## Begin Extracted records

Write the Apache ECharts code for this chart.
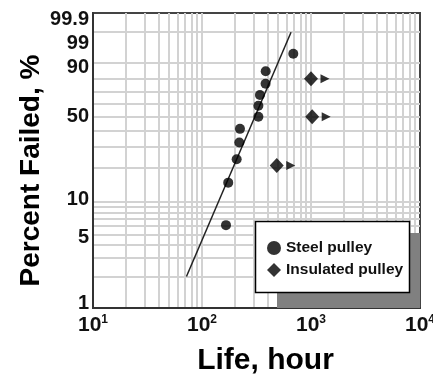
<!DOCTYPE html>
<html>
<head>
<meta charset="utf-8">
<script src="https://cdn.jsdelivr.net/npm/echarts@6/dist/echarts.min.js"></script>
<style>
  html, body { margin: 0; padding: 0; background: #ffffff; }
  #chart { width: 433px; height: 374px; }
</style>
</head>
<body>
<div id="chart"></div>
<script>
// Steel pulley: failure times (hours) and median-rank percentages failed
const steelLife = [166, 174, 208, 220, 223, 329, 329, 340, 383, 384, 688];
const steelFailed = [6.1, 14.9, 23.7, 32.5, 41.2, 50.0, 58.8, 67.5, 76.3, 85.1, 93.9];

// Insulated pulley: suspended (still running) units
const insulatedLife = [1000, 1025, 485];
const insulatedFailed = [80, 50, 21];

// Weibull fit line through the steel pulley data (end points)
const fitLife = [72, 656];
const fitFailed = [2, 98.9];

// Axis ticks
const percentLabels = [1, 5, 10, 50, 90, 99, 99.9];
const percentGrid = [2, 3, 4, 5, 6, 7, 8, 9, 10, 20, 30, 40, 50, 60, 70, 80, 90, 99];
const lifeExponents = [1, 2, 3, 4];
const lifeGridMultipliers = [1, 2, 3, 4, 5, 6, 7, 8, 9];

const seriesNames = ['Steel pulley', 'Insulated pulley'];

// Weibull probability paper: y = ln(-ln(1 - F)), x = log10(t)
const weib = p => Math.log(-Math.log(1 - p / 100));
const lg = t => Math.log10(t);

// Vertical nudges (px) for the percent labels
const labelNudge = { '1': -5, '5': 3, '10': -2, '50': 0, '90': 5, '99': 12, '99.9': 6 };

const FONT = '"Liberation Sans", Arial, sans-serif';

const yRich = {};
const nudgeKeys = Object.keys(labelNudge);
nudgeKeys.forEach((k, i) => {
  const o = labelNudge[k];
  yRich['n' + i] = {
    fontSize: 20, fontWeight: 'bold', fontFamily: FONT, color: '#111',
    padding: o >= 0 ? [2 * o, 0, 0, 0] : [0, 0, -2 * o, 0]
  };
});

const xGridValues = [];
lifeExponents.slice(0, 3).forEach(e => {
  lifeGridMultipliers.forEach(m => {
    const v = lg(m * Math.pow(10, e));
    if (v > lifeExponents[0] + 1e-9) xGridValues.push(v);
  });
});

const chart = echarts.init(document.getElementById('chart'), null, { renderer: 'canvas' });

chart.setOption({
  animation: false,
  backgroundColor: '#ffffff',
  grid: {
    left: 93, top: 13, width: 327, height: 295,
    outerBoundsMode: 'none',
    containLabel: false,
    show: true, borderColor: '#444', borderWidth: 2, backgroundColor: 'transparent'
  },
  xAxis: {
    type: 'value',
    min: lifeExponents[0],
    max: lifeExponents[lifeExponents.length - 1],
    name: 'Life, hour',
    nameLocation: 'middle',
    nameGap: 38,
    nameTextStyle: { fontSize: 30, fontWeight: 'bold', fontFamily: FONT, color: '#000', padding: [0, 0, 0, 18] },
    axisLine: { show: true, onZero: false, lineStyle: { color: '#333', width: 2 } },
    axisTick: { show: false, customValues: xGridValues },
    splitLine: { show: true, lineStyle: { color: '#d2d2d2', width: 2 } },
    axisLabel: {
      customValues: lifeExponents,
      margin: 6,
      formatter: v => '{b|10}{s|' + Math.round(v) + '}',
      rich: {
        b: { fontSize: 21, fontWeight: 'bold', fontFamily: FONT, color: '#111', lineHeight: 22 },
        s: { fontSize: 12, fontWeight: 'bold', fontFamily: FONT, color: '#111', lineHeight: 22, verticalAlign: 'top' }
      }
    }
  },
  yAxis: {
    type: 'value',
    min: weib(percentLabels[0]),
    max: weib(percentLabels[percentLabels.length - 1]),
    name: 'Percent Failed, %',
    nameLocation: 'middle',
    nameMoveOverlap: false,
    nameGap: 48,
    nameTextStyle: { fontSize: 28, fontWeight: 'bold', fontFamily: FONT, color: '#000', padding: [0, 20, 0, 0] },
    axisLine: { show: true, onZero: false, lineStyle: { color: '#333', width: 2 } },
    axisTick: { show: false, customValues: percentGrid.map(weib) },
    splitLine: { show: true, lineStyle: { color: '#d2d2d2', width: 2 } },
    axisLabel: {
      customValues: percentLabels.map(weib),
      margin: 4,
      formatter: v => {
        let best = 0, bestD = Infinity;
        percentLabels.forEach((p, i) => {
          const d = Math.abs(weib(p) - v);
          if (d < bestD) { bestD = d; best = i; }
        });
        const key = String(percentLabels[best]);
        return '{n' + nudgeKeys.indexOf(key) + '|' + key + '}';
      },
      rich: yRich
    }
  },
  legend: {
    data: [
      { name: seriesNames[0], icon: 'circle' },
      { name: seriesNames[1], icon: 'diamond' }
    ],
    orient: 'vertical',
    left: 262,
    top: 235,
    itemWidth: 14,
    itemHeight: 14,
    itemGap: 6,
    z: 60,
    textStyle: { fontSize: 15.5, fontWeight: 'bold', fontFamily: FONT, color: '#111' },
    selectedMode: false
  },
  graphic: [
    {
      type: 'rect', z: 50,
      shape: { x: 277, y: 233, width: 143, height: 75 },
      style: { fill: '#808080' }
    },
    {
      type: 'rect', z: 51,
      shape: { x: 255.5, y: 221.5, width: 154, height: 71 },
      style: { fill: '#ffffff', stroke: '#000000', lineWidth: 1.5 }
    }
  ],
  series: [
    {
      name: 'Weibull fit',
      type: 'line',
      data: fitLife.map((t, i) => [lg(t), weib(fitFailed[i])]),
      showSymbol: false,
      lineStyle: { color: '#222', width: 1.5 },
      z: 3
    },
    {
      name: seriesNames[0],
      type: 'scatter',
      data: steelLife.map((t, i) => [lg(t), weib(steelFailed[i])]),
      symbol: 'circle',
      symbolSize: 10,
      itemStyle: { color: '#000' },
      z: 4
    },
    {
      name: seriesNames[1],
      type: 'scatter',
      data: insulatedLife.map((t, i) => [lg(t), weib(insulatedFailed[i])]),
      symbol: 'diamond',
      symbolSize: [14, 15],
      itemStyle: { color: '#000' },
      z: 4
    },
    {
      name: 'Suspended',
      type: 'scatter',
      data: insulatedLife.map((t, i) => [lg(t), weib(insulatedFailed[i])]),
      symbol: 'triangle',
      symbolRotate: -90,
      symbolSize: 9,
      symbolOffset: [14, 0],
      itemStyle: { color: '#000' },
      z: 4
    }
  ]
});
</script>
</body>
</html>
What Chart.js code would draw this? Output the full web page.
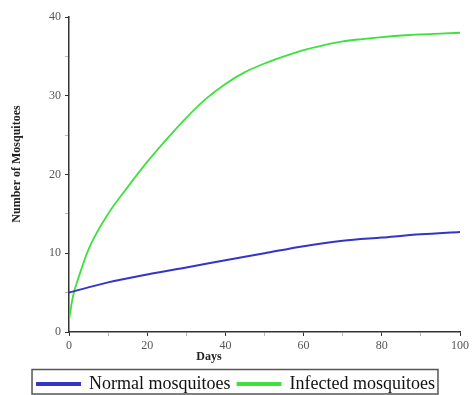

## End Extracted records

▸ Problem
All of the data above should be transcribed verbatim, with pictures omitted.

▸ Correct result
Write the Apache ECharts code for this chart.
<!DOCTYPE html>
<html>
<head>
<meta charset="utf-8">
<script src="https://cdn.jsdelivr.net/npm/echarts@6/dist/echarts.min.js"></script>
<style>
  html, body { margin: 0; padding: 0; background: #ffffff; }
  #chart { width: 433px; height: 374px; }
</style>
</head>
<body>
<div id="chart"></div>
<script>
// Steel pulley: failure times (hours) and median-rank percentages failed
const steelLife = [166, 174, 208, 220, 223, 329, 329, 340, 383, 384, 688];
const steelFailed = [6.1, 14.9, 23.7, 32.5, 41.2, 50.0, 58.8, 67.5, 76.3, 85.1, 93.9];

// Insulated pulley: suspended (still running) units
const insulatedLife = [1000, 1025, 485];
const insulatedFailed = [80, 50, 21];

// Weibull fit line through the steel pulley data (end points)
const fitLife = [72, 656];
const fitFailed = [2, 98.9];

// Axis ticks
const percentLabels = [1, 5, 10, 50, 90, 99, 99.9];
const percentGrid = [2, 3, 4, 5, 6, 7, 8, 9, 10, 20, 30, 40, 50, 60, 70, 80, 90, 99];
const lifeExponents = [1, 2, 3, 4];
const lifeGridMultipliers = [1, 2, 3, 4, 5, 6, 7, 8, 9];

const seriesNames = ['Steel pulley', 'Insulated pulley'];

// Weibull probability paper: y = ln(-ln(1 - F)), x = log10(t)
const weib = p => Math.log(-Math.log(1 - p / 100));
const lg = t => Math.log10(t);

// Vertical nudges (px) for the percent labels
const labelNudge = { '1': -5, '5': 3, '10': -2, '50': 0, '90': 5, '99': 12, '99.9': 6 };

const FONT = '"Liberation Sans", Arial, sans-serif';

const yRich = {};
const nudgeKeys = Object.keys(labelNudge);
nudgeKeys.forEach((k, i) => {
  const o = labelNudge[k];
  yRich['n' + i] = {
    fontSize: 20, fontWeight: 'bold', fontFamily: FONT, color: '#111',
    padding: o >= 0 ? [2 * o, 0, 0, 0] : [0, 0, -2 * o, 0]
  };
});

const xGridValues = [];
lifeExponents.slice(0, 3).forEach(e => {
  lifeGridMultipliers.forEach(m => {
    const v = lg(m * Math.pow(10, e));
    if (v > lifeExponents[0] + 1e-9) xGridValues.push(v);
  });
});

const chart = echarts.init(document.getElementById('chart'), null, { renderer: 'canvas' });

chart.setOption({
  animation: false,
  backgroundColor: '#ffffff',
  grid: {
    left: 93, top: 13, width: 327, height: 295,
    outerBoundsMode: 'none',
    containLabel: false,
    show: true, borderColor: '#444', borderWidth: 2, backgroundColor: 'transparent'
  },
  xAxis: {
    type: 'value',
    min: lifeExponents[0],
    max: lifeExponents[lifeExponents.length - 1],
    name: 'Life, hour',
    nameLocation: 'middle',
    nameGap: 38,
    nameTextStyle: { fontSize: 30, fontWeight: 'bold', fontFamily: FONT, color: '#000', padding: [0, 0, 0, 18] },
    axisLine: { show: true, onZero: false, lineStyle: { color: '#333', width: 2 } },
    axisTick: { show: false, customValues: xGridValues },
    splitLine: { show: true, lineStyle: { color: '#d2d2d2', width: 2 } },
    axisLabel: {
      customValues: lifeExponents,
      margin: 6,
      formatter: v => '{b|10}{s|' + Math.round(v) + '}',
      rich: {
        b: { fontSize: 21, fontWeight: 'bold', fontFamily: FONT, color: '#111', lineHeight: 22 },
        s: { fontSize: 12, fontWeight: 'bold', fontFamily: FONT, color: '#111', lineHeight: 22, verticalAlign: 'top' }
      }
    }
  },
  yAxis: {
    type: 'value',
    min: weib(percentLabels[0]),
    max: weib(percentLabels[percentLabels.length - 1]),
    name: 'Percent Failed, %',
    nameLocation: 'middle',
    nameMoveOverlap: false,
    nameGap: 48,
    nameTextStyle: { fontSize: 28, fontWeight: 'bold', fontFamily: FONT, color: '#000', padding: [0, 20, 0, 0] },
    axisLine: { show: true, onZero: false, lineStyle: { color: '#333', width: 2 } },
    axisTick: { show: false, customValues: percentGrid.map(weib) },
    splitLine: { show: true, lineStyle: { color: '#d2d2d2', width: 2 } },
    axisLabel: {
      customValues: percentLabels.map(weib),
      margin: 4,
      formatter: v => {
        let best = 0, bestD = Infinity;
        percentLabels.forEach((p, i) => {
          const d = Math.abs(weib(p) - v);
          if (d < bestD) { bestD = d; best = i; }
        });
        const key = String(percentLabels[best]);
        return '{n' + nudgeKeys.indexOf(key) + '|' + key + '}';
      },
      rich: yRich
    }
  },
  legend: {
    data: [
      { name: seriesNames[0], icon: 'circle' },
      { name: seriesNames[1], icon: 'diamond' }
    ],
    orient: 'vertical',
    left: 262,
    top: 235,
    itemWidth: 14,
    itemHeight: 14,
    itemGap: 6,
    z: 60,
    textStyle: { fontSize: 15.5, fontWeight: 'bold', fontFamily: FONT, color: '#111' },
    selectedMode: false
  },
  graphic: [
    {
      type: 'rect', z: 50,
      shape: { x: 277, y: 233, width: 143, height: 75 },
      style: { fill: '#808080' }
    },
    {
      type: 'rect', z: 51,
      shape: { x: 255.5, y: 221.5, width: 154, height: 71 },
      style: { fill: '#ffffff', stroke: '#000000', lineWidth: 1.5 }
    }
  ],
  series: [
    {
      name: 'Weibull fit',
      type: 'line',
      data: fitLife.map((t, i) => [lg(t), weib(fitFailed[i])]),
      showSymbol: false,
      lineStyle: { color: '#222', width: 1.5 },
      z: 3
    },
    {
      name: seriesNames[0],
      type: 'scatter',
      data: steelLife.map((t, i) => [lg(t), weib(steelFailed[i])]),
      symbol: 'circle',
      symbolSize: 10,
      itemStyle: { color: '#000' },
      z: 4
    },
    {
      name: seriesNames[1],
      type: 'scatter',
      data: insulatedLife.map((t, i) => [lg(t), weib(insulatedFailed[i])]),
      symbol: 'diamond',
      symbolSize: [14, 15],
      itemStyle: { color: '#000' },
      z: 4
    },
    {
      name: 'Suspended',
      type: 'scatter',
      data: insulatedLife.map((t, i) => [lg(t), weib(insulatedFailed[i])]),
      symbol: 'triangle',
      symbolRotate: -90,
      symbolSize: 9,
      symbolOffset: [14, 0],
      itemStyle: { color: '#000' },
      z: 4
    }
  ]
});
</script>
</body>
</html>
What Chart.js code would draw this? Output the full web page.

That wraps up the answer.